Homecoming | |
Type: | studio |
Artist: | America |
Cover: | AmericaHomecoming.jpg |
Released: | November 15, 1972 |
Recorded: | 1972 |
Studio: | The Record Plant, Los Angeles[1] |
Genre: | Folk rock |
Length: | 33:06 |
Label: | Warner Bros. |
Producer: | America |
Prev Title: | America |
Prev Year: | 1971 |
Next Title: | Hat Trick |
Next Year: | 1973 |
Homecoming is the second studio album by America, released on November 15, 1972, through Warner Bros. Records. Acoustic guitar-based, with a more pronounced electric guitar and keyboard section than their first album, their second effort helped continue the band's success, and includes one of their best known hits, "Ventura Highway".
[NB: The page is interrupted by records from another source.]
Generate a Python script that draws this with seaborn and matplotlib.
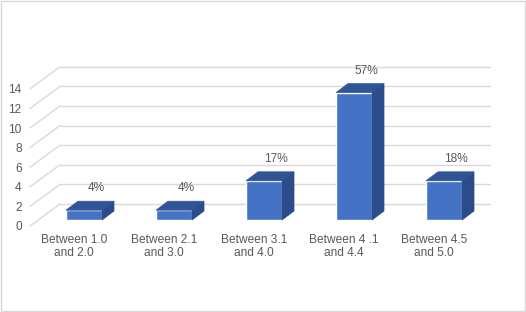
import numpy as np
import pandas as pd
import matplotlib
matplotlib.use("Agg")
import matplotlib.pyplot as plt
import seaborn as sns
from matplotlib.patches import Polygon, Rectangle
from matplotlib.transforms import IdentityTransform, ScaledTranslation

# data
categories = ["Between 1.0\nand 2.0", "Between 2.1\nand 3.0", "Between 3.1\nand 4.0",
              "Between 4 .1\nand 4.4", "Between 4.5\nand 5.0"]
counts = [1, 1, 4, 13, 4]
pct_labels = ["4%", "4%", "17%", "57%", "18%"]
y_ticks = [0, 2, 4, 6, 8, 10, 12, 14]

FRONT = "#4472C4"
TOP = "#2F5597"
SIDE = "#2B4C8A"
GRID = "#D9D9D9"
TXT = "#595959"

sns.set_style("white")
plt.rcParams["font.family"] = ["Liberation Sans", "DejaVu Sans"]

DPI = 100
W, H = 526, 312
fig = plt.figure(figsize=(W / DPI, H / DPI), dpi=DPI)

# axes placed so bar fronts land where the reference has them
ax = fig.add_axes([30 / W, (H - 229.8) / H, 460 / W, 171.5 / H])
ax.patch.set_visible(False)
df = pd.DataFrame({"cat": categories, "n": counts})
sns.barplot(data=df, x="cat", y="n", color=FRONT, saturation=1, width=0.4,
            ax=ax, zorder=3)
ax.set_xlim(-0.6, 4.511)
ax.set_ylim(-1, 16.5)
for s in ax.spines.values():
    s.set_visible(False)
ax.set_xlabel("")
ax.set_ylabel("")
ax.tick_params(length=0)

# tick labels
ax.set_yticks(y_ticks)
ax.set_yticklabels([str(t) for t in y_ticks], fontsize=8.6, color=TXT)
ax.tick_params(axis="y", pad=6)
for lab in ax.get_yticklabels():
    lab.set_transform(lab.get_transform() + ScaledTranslation(0, -0.06, fig.dpi_scale_trans))
ax.tick_params(axis="x", pad=3)
for lab in ax.get_xticklabels():
    lab.set_fontsize(8.6)
    lab.set_color(TXT)
    lab.set_linespacing(1.1)
    lab.set_multialignment("center")
    lab.set_transform(lab.get_transform() + ScaledTranslation(-0.10, 0, fig.dpi_scale_trans))

ax.figure.canvas.draw()
ident = IdentityTransform()


def px(x, y, dx=0, dy=0):
    p = ax.transData.transform((x, y))
    return (p[0] + dx, p[1] + dy)


# back wall gridlines and left diagonal lines (behind the axes)
x_back0 = -0.267
for t in y_ticks:
    a = px(x_back0, t, 0, 16)
    b = px(ax.get_xlim()[1], t, 0, 16)
    fig.add_artist(plt.Line2D([a[0], b[0]], [a[1], b[1]], color=GRID, lw=1,
                              transform=ident, zorder=-2))
    c = px(-0.6, t, 0, -6)
    fig.add_artist(plt.Line2D([c[0], a[0]], [c[1], a[1]], color=GRID, lw=1,
                              transform=ident, zorder=-2))

# 3D top and side faces built on seaborn's bars
DX, DY = 12, 9
for p, lab in zip(ax.patches, pct_labels):
    x0, w, h = p.get_x(), p.get_width(), p.get_height()
    tl, tr = px(x0, h), px(x0 + w, h)
    br = px(x0 + w, 0)
    top = Polygon([tl, tr, (tr[0] + DX, tr[1] + DY), (tl[0] + DX, tl[1] + DY)],
                  closed=True, facecolor=TOP, edgecolor=TOP, lw=0.5, transform=ident)
    side = Polygon([br, tr, (tr[0] + DX, tr[1] + DY), (br[0] + DX, br[1] + DY)],
                   closed=True, facecolor=SIDE, edgecolor=SIDE, lw=0.5, transform=ident)
    fig.add_artist(side)
    fig.add_artist(top)
    ax.annotate(lab, (x0 + w / 2, h), xytext=(8.6, 15.8), textcoords="offset points",
                ha="center", va="center", fontsize=8.6, color=TXT)

# chart border
fig.add_artist(Rectangle((0.5, 1.0), 524, 310.5, transform=ident, fill=False,
                         edgecolor=GRID, lw=1))

fig.savefig("out.png", dpi=DPI)
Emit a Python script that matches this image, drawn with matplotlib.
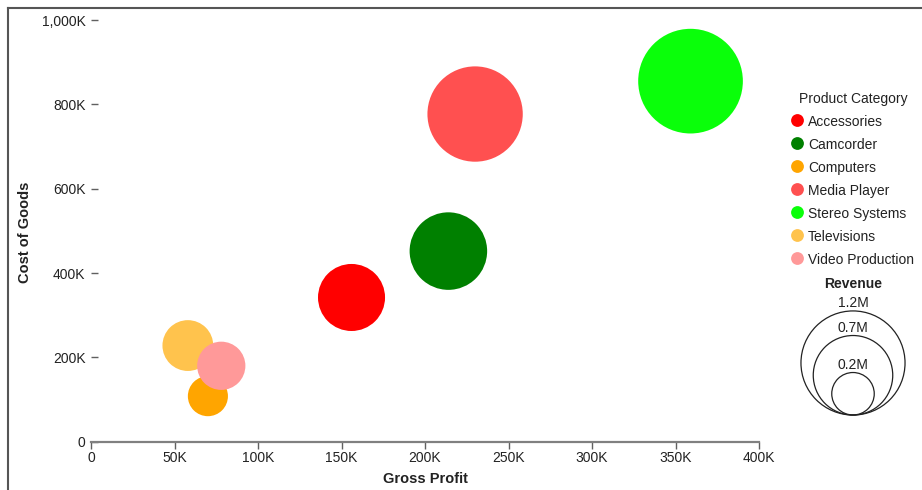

Homecoming peaked at number 9 on Billboards Pop Albums Chart and was certified platinum by the RIAA. It produced three hit singles: "Ventura Highway", which peaked at number 8 on the Billboard singles chart and number 3 on the adult contemporary chart; "Don't Cross the River", which hit number 35 on Billboard and 23 on the AC chart; and "Only in Your Heart" peaked at number 62 on Billboard's Pop singles chart. Several other songs received radio airplay on FM stations playing album tracks, including "To Each His Own", "California Revisited", and "Cornwall Blank".
For this album and the next six throughout the next five years, the group traditionally chose titles beginning with the letter "H" (the self-titled debut album became unofficially included in this distinction when fans started referring to it as the "Horse with No Name" album when that track was added to later pressings).
In his AllMusic review music critic David Cleary called Homecoming "America's finest album" and despite citing sometimes banal lyrics, wrote that "each song here has something to recommend it. This top-flight album is a very rewarding listen."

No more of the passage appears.